Aim => Make an exact copy of each entry, leaving out every picture.

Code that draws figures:
---
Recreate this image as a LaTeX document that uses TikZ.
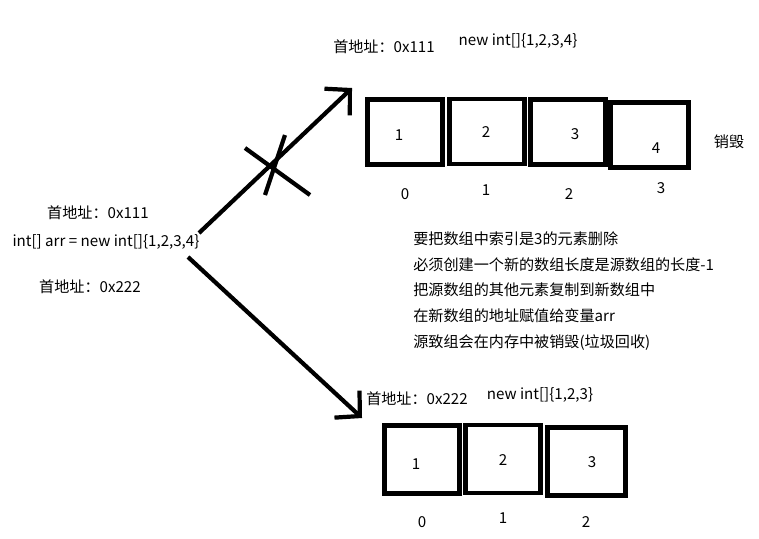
\documentclass[tikz,border=0pt]{standalone}
\usepackage{fontspec}
\setmainfont{Noto Sans CJK SC}
\usetikzlibrary{arrows.meta}
\begin{document}
\begin{tikzpicture}[x=0.02cm,y=-0.02cm,>={Straight Barb[length=10pt,width=21pt]},cell/.style={draw,line width=2.8pt,minimum width=1.5cm,minimum height=1.3cm,inner sep=0pt},txt/.style={font=\fontsize{8.6}{10}\selectfont,inner sep=0pt},stroke/.style={line width=2.4pt}]
  \useasboundingbox (0,0) rectangle (759,538);
  % left side
  \node[txt] (addr1) at (98,213) {首地址：0x111};
  \node[txt] (arr) at (106,242) {int[] arr = new int[]\{1,2,3,4\}};
  \node[txt] (addr2) at (90,287) {首地址：0x222};
  % old array
  \node[txt] (oldaddr) at (384,47) {首地址：0x111};
  \node[txt] (oldnew) at (518,41) {new int[]\{1,2,3,4\}};
  \node[cell] (t1) at (405,132) {};
  \node[cell] (t2) at (487,131.5) {};
  \node[cell] (t3) at (568,132) {};
  \node[cell,minimum width=1.56cm] (t4) at (649.5,135) {};
  \node[txt] (tv1) at (399,135) {1};
  \node[txt] (tv2) at (486,132) {2};
  \node[txt] (tv3) at (575,134) {3};
  \node[txt] (tv4) at (656,148) {4};
  \node[txt] (ti0) at (405,194) {0};
  \node[txt] (ti1) at (486,190) {1};
  \node[txt] (ti2) at (569,194) {2};
  \node[txt] (ti3) at (661,188) {3};
  \node[txt] (gone) at (729,142) {销毁};
  % new array
  \node[txt] (newaddr) at (417,399) {首地址：0x222};
  \node[txt] (newnew) at (540,395) {new int[]\{1,2,3\}};
  \node[cell,minimum height=1.36cm] (b1) at (422,459.5) {};
  \node[cell,minimum height=1.36cm] (b2) at (503,459) {};
  \node[cell,minimum width=1.56cm,minimum height=1.36cm] (b3) at (586.5,461.5) {};
  \node[txt] (bv1) at (416,464) {1};
  \node[txt] (bv2) at (503,460) {2};
  \node[txt] (bv3) at (592,462) {3};
  \node[txt] (bi0) at (422,522) {0};
  \node[txt] (bi1) at (503,518) {1};
  \node[txt] (bi2) at (586,522) {2};
  % notes
  \node[txt,font=\fontsize{8.6}{14.75}\selectfont,align=left,anchor=west] (note) at (413,291) {要把数组中索引是3的元素删除\\必须创建一个新的数组长度是源数组的长度-1\\把源数组的其他元素复制到新数组中\\在新数组的地址赋值给变量arr\\源致组会在内存中被销毁(垃圾回收)};
  % references
  \coordinate (s1) at (199,233);
  \coordinate (e1) at (352,88);
  \coordinate (s2) at (188,257);
  \coordinate (e2) at (362,418);
  \draw[stroke,->] (s1) -- (e1);
  \draw[stroke,->] (s2) -- (e2);
  \draw[stroke] (245,148) -- (310,195);
  \draw[stroke] (285,135) -- (265,195);
\end{tikzpicture}
\end{document}
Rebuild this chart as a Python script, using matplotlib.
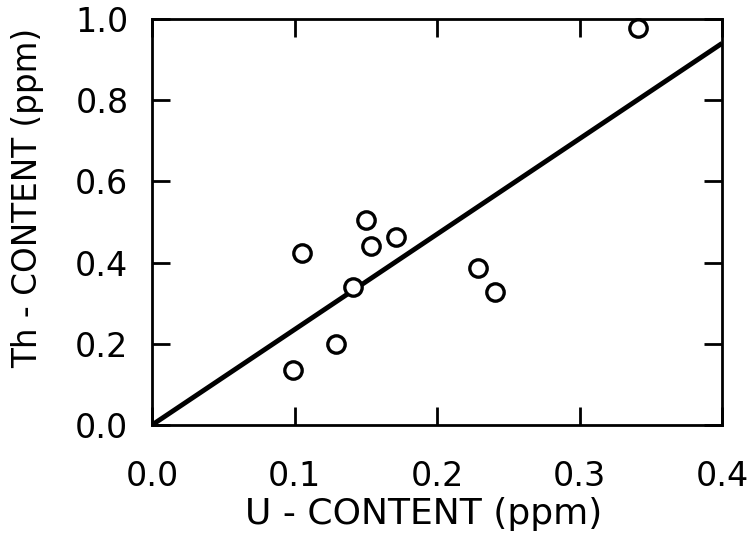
---
Reply =>
Recreate this image as a LaTeX document that uses TikZ.
\documentclass[tikz,border=0pt]{standalone}
\usepackage{fontspec}
\setmainfont{Noto Sans CJK SC}
\usetikzlibrary{arrows.meta}
\begin{document}
\begin{tikzpicture}[x=0.02cm,y=-0.02cm,>={Straight Barb[length=10pt,width=21pt]},cell/.style={draw,line width=2.8pt,minimum width=1.5cm,minimum height=1.3cm,inner sep=0pt},txt/.style={font=\fontsize{8.6}{10}\selectfont,inner sep=0pt},stroke/.style={line width=2.4pt}]
  \useasboundingbox (0,0) rectangle (759,538);
  % left side
  \node[txt] (addr1) at (98,213) {首地址：0x111};
  \node[txt] (arr) at (106,242) {int[] arr = new int[]\{1,2,3,4\}};
  \node[txt] (addr2) at (90,287) {首地址：0x222};
  % old array
  \node[txt] (oldaddr) at (384,47) {首地址：0x111};
  \node[txt] (oldnew) at (518,41) {new int[]\{1,2,3,4\}};
  \node[cell] (t1) at (405,132) {};
  \node[cell] (t2) at (487,131.5) {};
  \node[cell] (t3) at (568,132) {};
  \node[cell,minimum width=1.56cm] (t4) at (649.5,135) {};
  \node[txt] (tv1) at (399,135) {1};
  \node[txt] (tv2) at (486,132) {2};
  \node[txt] (tv3) at (575,134) {3};
  \node[txt] (tv4) at (656,148) {4};
  \node[txt] (ti0) at (405,194) {0};
  \node[txt] (ti1) at (486,190) {1};
  \node[txt] (ti2) at (569,194) {2};
  \node[txt] (ti3) at (661,188) {3};
  \node[txt] (gone) at (729,142) {销毁};
  % new array
  \node[txt] (newaddr) at (417,399) {首地址：0x222};
  \node[txt] (newnew) at (540,395) {new int[]\{1,2,3\}};
  \node[cell,minimum height=1.36cm] (b1) at (422,459.5) {};
  \node[cell,minimum height=1.36cm] (b2) at (503,459) {};
  \node[cell,minimum width=1.56cm,minimum height=1.36cm] (b3) at (586.5,461.5) {};
  \node[txt] (bv1) at (416,464) {1};
  \node[txt] (bv2) at (503,460) {2};
  \node[txt] (bv3) at (592,462) {3};
  \node[txt] (bi0) at (422,522) {0};
  \node[txt] (bi1) at (503,518) {1};
  \node[txt] (bi2) at (586,522) {2};
  % notes
  \node[txt,font=\fontsize{8.6}{14.75}\selectfont,align=left,anchor=west] (note) at (413,291) {要把数组中索引是3的元素删除\\必须创建一个新的数组长度是源数组的长度-1\\把源数组的其他元素复制到新数组中\\在新数组的地址赋值给变量arr\\源致组会在内存中被销毁(垃圾回收)};
  % references
  \coordinate (s1) at (199,233);
  \coordinate (e1) at (352,88);
  \coordinate (s2) at (188,257);
  \coordinate (e2) at (362,418);
  \draw[stroke,->] (s1) -- (e1);
  \draw[stroke,->] (s2) -- (e2);
  \draw[stroke] (245,148) -- (310,195);
  \draw[stroke] (285,135) -- (265,195);
\end{tikzpicture}
\end{document}
Rebuild this chart as a Python script, using matplotlib.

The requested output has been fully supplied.